Something I did recently was gather data to visualize the radius between white dwarfs to their respective mass-radius ratio. To future explain we understand that white dwarfs are the compact remnant core of a star that has exhausted its fuel. Even though white dwarfs may possess a mass comparable to that of the Sun, they are significantly more compact, frequently resembling the dimensions of Earth causing them to be s highly dense overall.

The graph illustrates the alteration in a white dwarf’s radius as its mass rises. The x-axis indicates the mass of the white dwarf in solar masses, reflecting how many times heavier it is than the Sun. The y-axis indicates the radius (solar radii) referring to its size in relation to the Sun.

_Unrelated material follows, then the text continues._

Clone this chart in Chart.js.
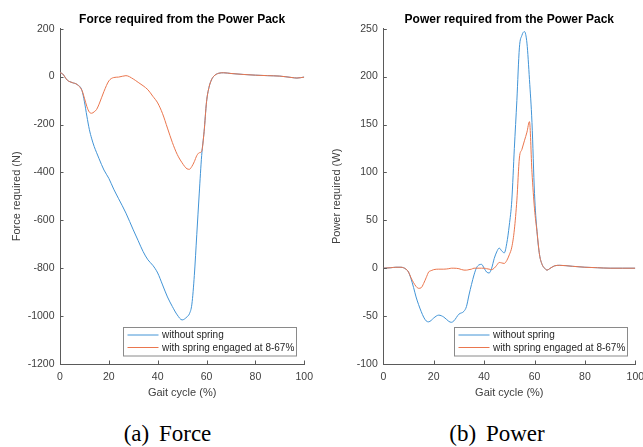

What makes white dwarfs fascinating is that they don’t act like ordinary celestial objects. Typically, we anticipate that an object with greater mass will also be bigger. Conversely, in the case of white dwarfs, as the mass rises, the radius shrinks. This occurs because the substance within a white dwarf is compressed under intense pressure.
The graph’s pink dots signify various points from white dwarf models. The dashed and solid lines indicate reference trends for the expected decrease in radius relative to mass. A significant relationship presented is R∝M^-1/3, indicating that as mass increases, the radius diminishes. In basic terms, denser white dwarfs are more compact.
This depiction illustrates a surprising concept in astronomy: increasing the mass of a white dwarf causes it to contract rather than expand. I selected this data because it visually links physics and astronomy, and the downward curve simplifies the relationship more than numbers can convey.